The AGs claimed that Sullivan’s decision to appoint former federal prosecutor John Gleeson as “amicus curiae” to present arguments in opposition to the DOJ’s motion was a direct violation of the U.S. Constitution’s separation of powers doctrine.
“The Court’s desire to assume the role of a prosecutor evinces a total lack of regard for the role that the separation of powers plays in our system,” the brief stated, then explained the rationale for the argument:
What the Constitution has put asunder, let no judge join together. Here, the President, through his agents, has decided not to prosecute. Yet this Court has appointed an amicus curiae ‘to present arguments in opposition to the government’s Motion to Dismiss’ — implying that the Court may order the prosecution to continue. [Citation omitted.] This Court may not order the commencement of any prosecution, and therefore may not order the continuation of what it could not initiate.
The AGs also claimed that the court’s decision to solicit amicus briefs was not mere judicial activism, but part of a larger trend of courts commenting on the Trump administration’s policy decisions.
“Perhaps the Court is soliciting the views of amici so that it may chastise or praise the Department of Justice’s decision in this case. It should refrain from doing so,” they wrote. “It has become trendy in recent years for courts to weigh in on the wisdom of this administration’s policy decisions. Too often, that commentary comes in grandiose terms more appropriate for an op-ed than a judicial opinion.”
The brief argued that such a trend has led to the judiciary being inserted into the “partisan scrum” and eroded public confidence in the courts which are no longer viewed as neutral arbiters, particularly when deciding on matters of a politically sensitive nature.
The brief concluded with not-so-veiled dig at Sullivan.
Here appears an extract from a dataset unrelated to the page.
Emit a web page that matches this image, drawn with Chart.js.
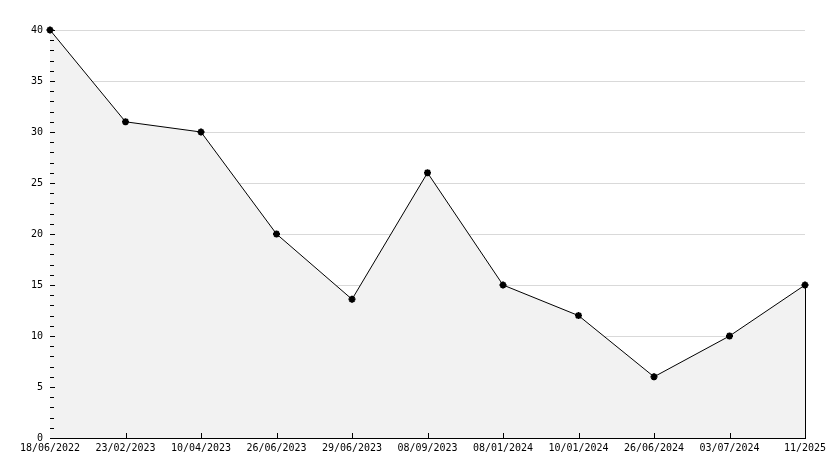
<!DOCTYPE html>
<html>
<head>
<meta charset="utf-8">
<script src="https://cdn.jsdelivr.net/npm/chart.js@4/dist/chart.umd.min.js"></script>
<style>
  html, body { margin: 0; padding: 0; background: #fff; }
  #wrap { width: 834px; height: 468px; }
</style>
</head>
<body>
<div id="wrap"><canvas id="grafico" width="834" height="468"></canvas></div>
<script>
const fechas = ["18/06/2022", "23/02/2023", "10/04/2023", "26/06/2023", "29/06/2023", "08/09/2023", "08/01/2024", "10/01/2024", "26/06/2024", "03/07/2024", "11/2025"];
const valores = [40, 31, 30, 20, 13.6, 26, 15, 12, 6, 10, 15];
const yMin = 0;
const yMax = 40;
const pasoMayor = 5;
const pasoMenor = 1;

// ticks hacia dentro y borde derecho del relleno
const marcasInternas = {
    id: "marcasInternas",
    afterDatasetsDraw(chart) {
        const c = chart.ctx;
        const x = chart.scales.x;
        const y = chart.scales.y;
        c.save();
        c.strokeStyle = "#000";
        c.lineWidth = 1;
        c.beginPath();
        for (let v = yMin; v <= yMax; v += pasoMenor) {
            const py = Math.round(y.getPixelForValue(v)) + 0.5;
            const largo = v % pasoMayor === 0 ? 5 : 4;
            c.moveTo(x.left, py);
            c.lineTo(x.left + largo, py);
        }
        for (let i = 1; i < fechas.length; i++) {
            const px = Math.round(x.getPixelForValue(i)) + 0.5;
            c.moveTo(px, y.bottom);
            c.lineTo(px, y.bottom - 5);
        }
        const ultimo = fechas.length - 1;
        const ux = Math.round(x.getPixelForValue(ultimo)) + 0.5;
        c.moveTo(ux, y.getPixelForValue(valores[ultimo]));
        c.lineTo(ux, y.bottom);
        c.stroke();
        c.restore();
    }
};

const ctx = document.getElementById("grafico").getContext("2d");
const grafico = new Chart(ctx, {
    type: "line",
    data: {
        labels: fechas,
        datasets: [{
            data: valores,
            clip: false,
            borderColor: "#000",
            borderWidth: 1,
            backgroundColor: "#f2f2f2",
            fill: "origin",
            tension: 0,
            pointStyle: "star",
            pointRadius: 3.5,
            pointBorderWidth: 2,
            pointBorderColor: "#000",
            pointBackgroundColor: "#000"
        }]
    },
    options: {
        responsive: false,
        animation: false,
        layout: { padding: { top: 30, right: 29, left: 0, bottom: 0 } },
        plugins: { legend: { display: false }, tooltip: { enabled: false } },
        scales: {
            x: {
                offset: false,
                grid: { display: false, drawTicks: false },
                border: { color: "#000", width: 1 },
                ticks: {
                    color: "#000",
                    font: { family: "DejaVu Sans Mono", size: 10 },
                    padding: 4,
                    maxRotation: 0,
                    autoSkip: false
                },
                afterFit: (s) => { s.height = 30; }
            },
            y: {
                min: yMin,
                max: yMax,
                grid: {
                    drawTicks: false,
                    color: (c) => c.tick && c.tick.value === 0 ? "rgba(0,0,0,0)" : "#d9d9d9"
                },
                border: { color: "#000", width: 1 },
                ticks: {
                    stepSize: pasoMayor,
                    color: "#000",
                    font: { family: "DejaVu Sans Mono", size: 10 },
                    padding: 7
                },
                afterFit: (s) => { s.width = 50; }
            }
        }
    },
    plugins: [marcasInternas]
});
</script>
</body>
</html>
“Decisions to grant leave are routinely granted, and this one should be as well, without needless comment,” the AGs wrote. “A judge who abandons the bench for the prosecutor’s table can serve credibly in neither role. Just as the executive must respect the decisions the Constitution leaves to the judiciary, so must the judiciary respect the decisions the Constitution leaves to the executive — that is what gives meaning to the ‘concept of a government of separate and coordinate powers.'” (The quote is from Justice Antonin Scalia’s dissent in Morrison v. Olson.)